Date: 16 Nov 2017

The weakness of the Swedish krona versus the euro prompted both the Netherlands’ ING and Denmark’s Danske Bank to write on Wednesday morning that EURSEK could move above 10.00.  Traders may be aware that the Swedish krona has only been that weak versus the euro on two earlier occasions, once during the Global Financial Crisis and once, briefly, in November 2016.  While it might be too soon for traders to think about shorting EURSEK given the speed at which the krona has given ground to the euro, traders might also be reluctant to be too long of euros versus the krona at such elevated levels. It could be argued, of course, that a further impulse to the topside could be derived from traders perceiving that any surviving short EURSEK positions might now only be flushed out on a break above 10.00 but if that’s the case traders could feel the need to be fleet of foot if playing the pair from the long euro side.
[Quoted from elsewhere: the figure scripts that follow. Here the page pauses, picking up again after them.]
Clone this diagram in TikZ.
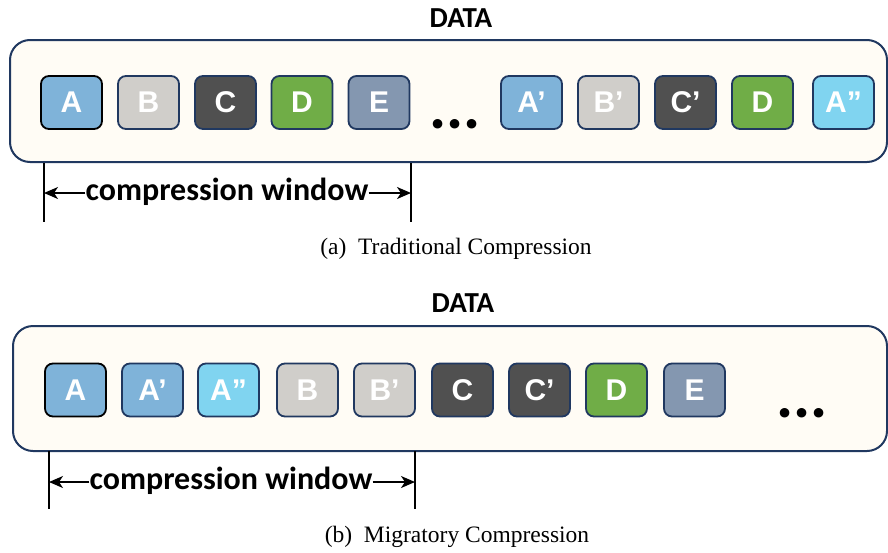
\documentclass[tikz,border=0pt]{standalone}
\usepackage{fontspec}
\setmainfont{Liberation Serif}
\newfontfamily\calibold[BoldFont={* Bold}]{Carlito}
\newfontfamily\arialbold{Liberation Sans Bold}
\usepackage{xcolor}
\usepackage{tikz}
\usetikzlibrary{arrows.meta}

\definecolor{boxnavy}{HTML}{203860}
\definecolor{boxcream}{HTML}{FFFCF5}
\definecolor{blkA}{HTML}{7FB3D9}
\definecolor{blkAA}{HTML}{80D4F0}
\definecolor{blkB}{HTML}{D0CECA}
\definecolor{blkC}{HTML}{505050}
\definecolor{blkD}{HTML}{70AD47}
\definecolor{blkE}{HTML}{8497B0}

\tikzset{
	blk/.style={draw=boxnavy, line width=1.8pt, rounded corners=8pt,
		minimum width=61pt, minimum height=53pt, inner sep=0pt,
		text=white, font=\arialbold\fontsize{30}{30}\selectfont},
	databox/.style={draw=boxnavy, line width=2pt, fill=boxcream, rounded corners=20pt},
	title/.style={font=\calibold\bfseries\fontsize{29}{29}\selectfont, anchor=base},
	dots/.style={font=\calibold\bfseries\fontsize{64}{64}\selectfont, anchor=base},
	winlabel/.style={font=\calibold\bfseries\fontsize{32}{32}\selectfont, anchor=base, inner sep=0pt},
	winarrow/.style={-{Stealth[length=14pt, width=12pt, inset=4pt]}, line width=1.6pt},
	tick/.style={line width=1.4pt},
	caption/.style={font=\fontsize{23.5}{23.5}\selectfont, anchor=base}
}

\begin{document}
\begin{tikzpicture}[x=1pt, y=-1pt]
		\useasboundingbox (0,0) rectangle (888,552);

		% (a) traditional
		\node[title] (data1) at (461, 27) {DATA};
		\draw[databox] (10, 40) rectangle (887, 162);
		\node[blk, fill=blkA, draw=black] (a1) at (71.5, 102.5) {A};
		\node[blk, fill=blkB] (b1) at (148.5, 102.5) {B};
		\node[blk, fill=blkC] (c1) at (225.5, 102.5) {C};
		\node[blk, fill=blkD] (d1) at (302, 102.5) {D};
		\node[blk, fill=blkE] (e1) at (379, 102.5) {E};
		\node[dots] (more1) at (455, 128) {...};
		\node[blk, fill=blkA] (a1p) at (531.5, 102.5) {A’};
		\node[blk, fill=blkB] (b1p) at (608.5, 102.5) {B’};
		\node[blk, fill=blkC] (c1p) at (685.5, 102.5) {C’};
		\node[blk, fill=blkD] (d1p) at (762.5, 102.5) {D};
		\node[blk, fill=blkAA] (a1pp) at (843.5, 102.5) {A”};

		\coordinate (w1l) at (44, 193);
		\coordinate (w1r) at (411, 193);
		\draw[tick] (44, 163) -- (44, 222);
		\draw[tick] (411, 163) -- (411, 222);
		\node[winlabel] (win1) at (227, 200) {compression window};
		\draw[winarrow] (win1.west |- w1l) -- (w1l);
		\draw[winarrow] (win1.east |- w1r) -- (w1r);
		\node[caption] (cap1) at (456, 254) {(a)~~Traditional Compression};

		% (b) migratory
		\node[title] (data2) at (463, 312) {DATA};
		\draw[databox] (13, 326) rectangle (887, 451);
		\node[blk, fill=blkA, draw=black] (a2) at (75.5, 390) {A};
		\node[blk, fill=blkA] (a2p) at (152.5, 390) {A’};
		\node[blk, fill=blkAA] (a2pp) at (228.5, 390) {A”};
		\node[blk, fill=blkB] (b2) at (307.5, 390) {B};
		\node[blk, fill=blkB] (b2p) at (384.5, 390) {B’};
		\node[blk, fill=blkC] (c2) at (462.5, 390) {C};
		\node[blk, fill=blkC] (c2p) at (539.5, 390) {C’};
		\node[blk, fill=blkD] (d2) at (616.5, 390) {D};
		\node[blk, fill=blkE] (e2) at (694.5, 390) {E};
		\node[dots] (more2) at (802, 417) {...};

		\coordinate (w2l) at (49, 482);
		\coordinate (w2r) at (415, 482);
		\draw[tick] (49, 451) -- (49, 509);
		\draw[tick] (415, 451) -- (415, 509);
		\node[winlabel] (win2) at (231, 489) {compression window};
		\draw[winarrow] (win2.west |- w2l) -- (w2l);
		\draw[winarrow] (win2.east |- w2r) -- (w2r);
		\node[caption] (cap2) at (457, 542) {(b)~~Migratory Compression};
	\end{tikzpicture}
\end{document}
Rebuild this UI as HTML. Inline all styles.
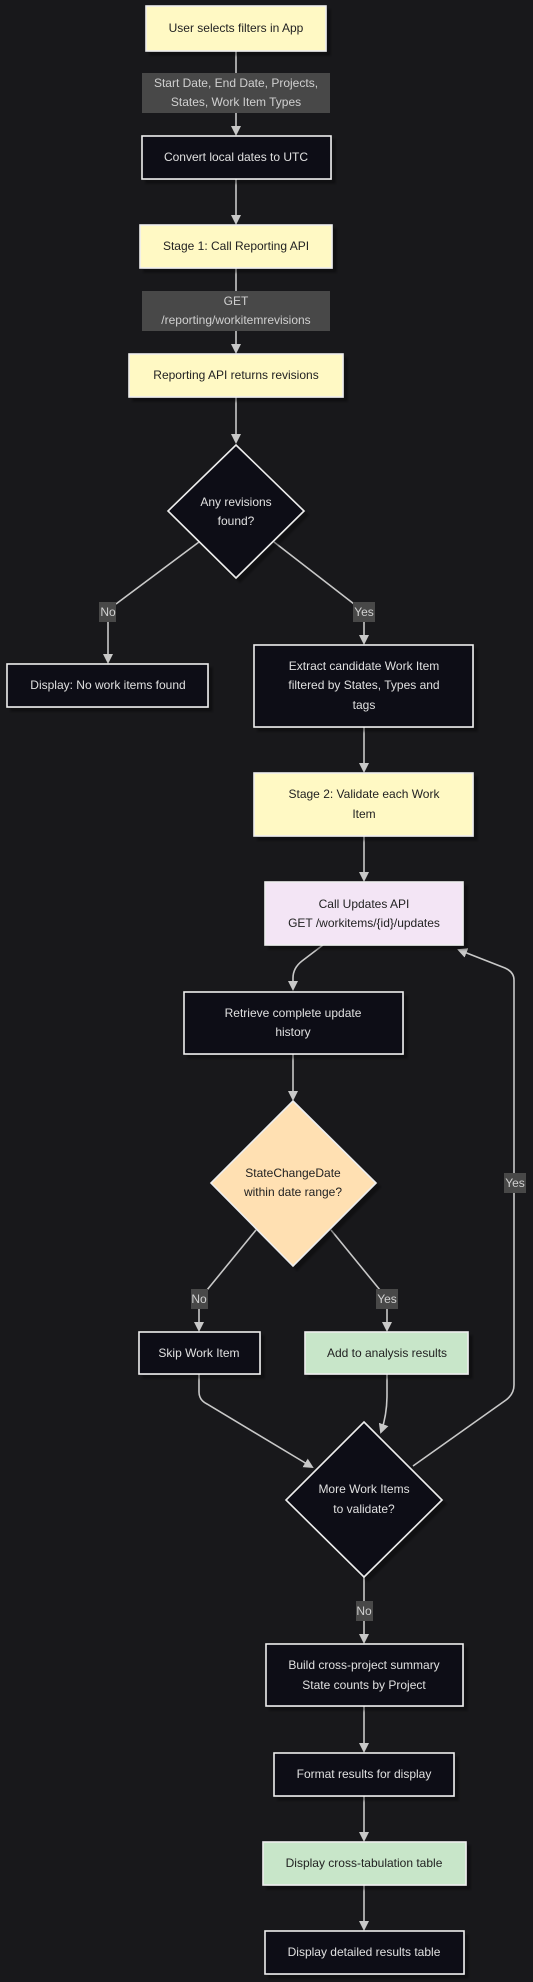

In short how many traders are going to be that comfortable being long in EURSEK at levels only seen at two other times?  There’s also the added fact that while Swedish headline inflation, which helped trigger the current SEK weakness, disappointed, inflation expectations in Sweden for a year hence remain at 1.9 per cent, in line with the Swedish central bank’s own forecast.  Additionally the slide in the SEK can only be an upside risk to price inflation in Sweden through the imports channel. Sweden’s central bank might find continued SEK weakness somewhat unpalatable. Traders might wonder how much further the EURSEK can realistically rise even if there’s no particular reason why the rise should dramatically reversed in coming days.